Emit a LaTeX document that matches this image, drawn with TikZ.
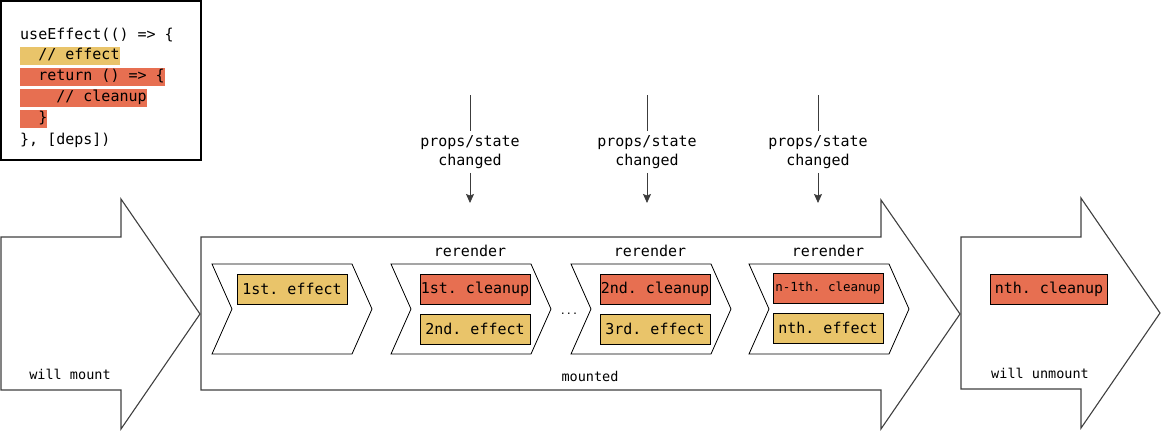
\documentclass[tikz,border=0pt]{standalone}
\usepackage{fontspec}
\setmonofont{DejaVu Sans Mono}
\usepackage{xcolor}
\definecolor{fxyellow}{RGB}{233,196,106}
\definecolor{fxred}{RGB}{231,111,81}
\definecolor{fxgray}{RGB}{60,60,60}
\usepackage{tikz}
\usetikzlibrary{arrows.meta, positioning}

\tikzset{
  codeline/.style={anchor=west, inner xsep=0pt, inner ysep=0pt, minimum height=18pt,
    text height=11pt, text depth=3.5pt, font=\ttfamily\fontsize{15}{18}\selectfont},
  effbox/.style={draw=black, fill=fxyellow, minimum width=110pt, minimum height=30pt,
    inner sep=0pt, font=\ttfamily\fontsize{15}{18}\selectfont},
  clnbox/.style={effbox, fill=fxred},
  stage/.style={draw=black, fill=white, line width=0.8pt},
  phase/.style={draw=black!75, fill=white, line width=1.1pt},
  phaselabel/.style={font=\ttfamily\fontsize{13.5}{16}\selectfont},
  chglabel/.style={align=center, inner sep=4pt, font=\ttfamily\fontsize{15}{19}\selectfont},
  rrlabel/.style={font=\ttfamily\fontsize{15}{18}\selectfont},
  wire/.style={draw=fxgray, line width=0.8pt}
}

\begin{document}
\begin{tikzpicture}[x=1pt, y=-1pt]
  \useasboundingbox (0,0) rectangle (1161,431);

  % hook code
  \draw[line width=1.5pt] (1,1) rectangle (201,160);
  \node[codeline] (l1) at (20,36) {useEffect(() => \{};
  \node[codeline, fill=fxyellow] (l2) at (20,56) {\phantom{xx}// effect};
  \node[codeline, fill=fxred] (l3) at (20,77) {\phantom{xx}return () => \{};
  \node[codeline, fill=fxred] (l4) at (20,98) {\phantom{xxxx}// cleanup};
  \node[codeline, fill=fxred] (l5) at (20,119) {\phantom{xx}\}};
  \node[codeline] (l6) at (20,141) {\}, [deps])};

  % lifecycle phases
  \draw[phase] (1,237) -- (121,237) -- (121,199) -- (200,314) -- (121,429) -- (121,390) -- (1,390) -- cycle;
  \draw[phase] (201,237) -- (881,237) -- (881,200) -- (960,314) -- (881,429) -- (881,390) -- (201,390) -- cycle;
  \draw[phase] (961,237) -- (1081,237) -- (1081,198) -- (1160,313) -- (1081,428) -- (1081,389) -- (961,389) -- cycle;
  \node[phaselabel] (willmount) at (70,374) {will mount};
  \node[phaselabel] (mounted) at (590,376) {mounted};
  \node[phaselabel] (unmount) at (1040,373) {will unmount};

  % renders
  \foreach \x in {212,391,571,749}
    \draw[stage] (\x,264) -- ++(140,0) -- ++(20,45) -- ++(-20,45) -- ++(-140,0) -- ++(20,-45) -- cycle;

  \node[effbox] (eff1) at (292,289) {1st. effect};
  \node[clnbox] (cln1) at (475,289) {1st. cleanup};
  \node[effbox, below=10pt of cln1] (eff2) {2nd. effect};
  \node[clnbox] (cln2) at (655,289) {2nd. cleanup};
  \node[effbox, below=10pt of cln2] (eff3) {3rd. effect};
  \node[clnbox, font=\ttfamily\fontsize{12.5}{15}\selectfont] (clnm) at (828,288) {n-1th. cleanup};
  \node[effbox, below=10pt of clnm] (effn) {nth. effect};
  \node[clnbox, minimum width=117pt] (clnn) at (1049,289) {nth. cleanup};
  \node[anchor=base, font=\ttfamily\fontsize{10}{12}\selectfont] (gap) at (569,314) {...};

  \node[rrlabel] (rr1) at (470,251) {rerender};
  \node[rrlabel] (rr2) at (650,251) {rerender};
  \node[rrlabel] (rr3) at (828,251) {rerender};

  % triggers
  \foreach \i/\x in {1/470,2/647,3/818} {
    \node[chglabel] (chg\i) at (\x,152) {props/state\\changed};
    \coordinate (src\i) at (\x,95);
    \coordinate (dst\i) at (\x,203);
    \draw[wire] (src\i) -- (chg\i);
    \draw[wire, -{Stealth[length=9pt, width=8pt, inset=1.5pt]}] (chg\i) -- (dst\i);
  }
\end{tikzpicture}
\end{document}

· · · ·

» **PROBLEM**: Output an exact copy of the material, with the pictures removed.

» **SOLUTION**:
Emit a LaTeX document that matches this image, drawn with TikZ.
\documentclass[tikz,border=0pt]{standalone}
\usepackage{fontspec}
\setmonofont{DejaVu Sans Mono}
\usepackage{xcolor}
\definecolor{fxyellow}{RGB}{233,196,106}
\definecolor{fxred}{RGB}{231,111,81}
\definecolor{fxgray}{RGB}{60,60,60}
\usepackage{tikz}
\usetikzlibrary{arrows.meta, positioning}

\tikzset{
  codeline/.style={anchor=west, inner xsep=0pt, inner ysep=0pt, minimum height=18pt,
    text height=11pt, text depth=3.5pt, font=\ttfamily\fontsize{15}{18}\selectfont},
  effbox/.style={draw=black, fill=fxyellow, minimum width=110pt, minimum height=30pt,
    inner sep=0pt, font=\ttfamily\fontsize{15}{18}\selectfont},
  clnbox/.style={effbox, fill=fxred},
  stage/.style={draw=black, fill=white, line width=0.8pt},
  phase/.style={draw=black!75, fill=white, line width=1.1pt},
  phaselabel/.style={font=\ttfamily\fontsize{13.5}{16}\selectfont},
  chglabel/.style={align=center, inner sep=4pt, font=\ttfamily\fontsize{15}{19}\selectfont},
  rrlabel/.style={font=\ttfamily\fontsize{15}{18}\selectfont},
  wire/.style={draw=fxgray, line width=0.8pt}
}

\begin{document}
\begin{tikzpicture}[x=1pt, y=-1pt]
  \useasboundingbox (0,0) rectangle (1161,431);

  % hook code
  \draw[line width=1.5pt] (1,1) rectangle (201,160);
  \node[codeline] (l1) at (20,36) {useEffect(() => \{};
  \node[codeline, fill=fxyellow] (l2) at (20,56) {\phantom{xx}// effect};
  \node[codeline, fill=fxred] (l3) at (20,77) {\phantom{xx}return () => \{};
  \node[codeline, fill=fxred] (l4) at (20,98) {\phantom{xxxx}// cleanup};
  \node[codeline, fill=fxred] (l5) at (20,119) {\phantom{xx}\}};
  \node[codeline] (l6) at (20,141) {\}, [deps])};

  % lifecycle phases
  \draw[phase] (1,237) -- (121,237) -- (121,199) -- (200,314) -- (121,429) -- (121,390) -- (1,390) -- cycle;
  \draw[phase] (201,237) -- (881,237) -- (881,200) -- (960,314) -- (881,429) -- (881,390) -- (201,390) -- cycle;
  \draw[phase] (961,237) -- (1081,237) -- (1081,198) -- (1160,313) -- (1081,428) -- (1081,389) -- (961,389) -- cycle;
  \node[phaselabel] (willmount) at (70,374) {will mount};
  \node[phaselabel] (mounted) at (590,376) {mounted};
  \node[phaselabel] (unmount) at (1040,373) {will unmount};

  % renders
  \foreach \x in {212,391,571,749}
    \draw[stage] (\x,264) -- ++(140,0) -- ++(20,45) -- ++(-20,45) -- ++(-140,0) -- ++(20,-45) -- cycle;

  \node[effbox] (eff1) at (292,289) {1st. effect};
  \node[clnbox] (cln1) at (475,289) {1st. cleanup};
  \node[effbox, below=10pt of cln1] (eff2) {2nd. effect};
  \node[clnbox] (cln2) at (655,289) {2nd. cleanup};
  \node[effbox, below=10pt of cln2] (eff3) {3rd. effect};
  \node[clnbox, font=\ttfamily\fontsize{12.5}{15}\selectfont] (clnm) at (828,288) {n-1th. cleanup};
  \node[effbox, below=10pt of clnm] (effn) {nth. effect};
  \node[clnbox, minimum width=117pt] (clnn) at (1049,289) {nth. cleanup};
  \node[anchor=base, font=\ttfamily\fontsize{10}{12}\selectfont] (gap) at (569,314) {...};

  \node[rrlabel] (rr1) at (470,251) {rerender};
  \node[rrlabel] (rr2) at (650,251) {rerender};
  \node[rrlabel] (rr3) at (828,251) {rerender};

  % triggers
  \foreach \i/\x in {1/470,2/647,3/818} {
    \node[chglabel] (chg\i) at (\x,152) {props/state\\changed};
    \coordinate (src\i) at (\x,95);
    \coordinate (dst\i) at (\x,203);
    \draw[wire] (src\i) -- (chg\i);
    \draw[wire, -{Stealth[length=9pt, width=8pt, inset=1.5pt]}] (chg\i) -- (dst\i);
  }
\end{tikzpicture}
\end{document}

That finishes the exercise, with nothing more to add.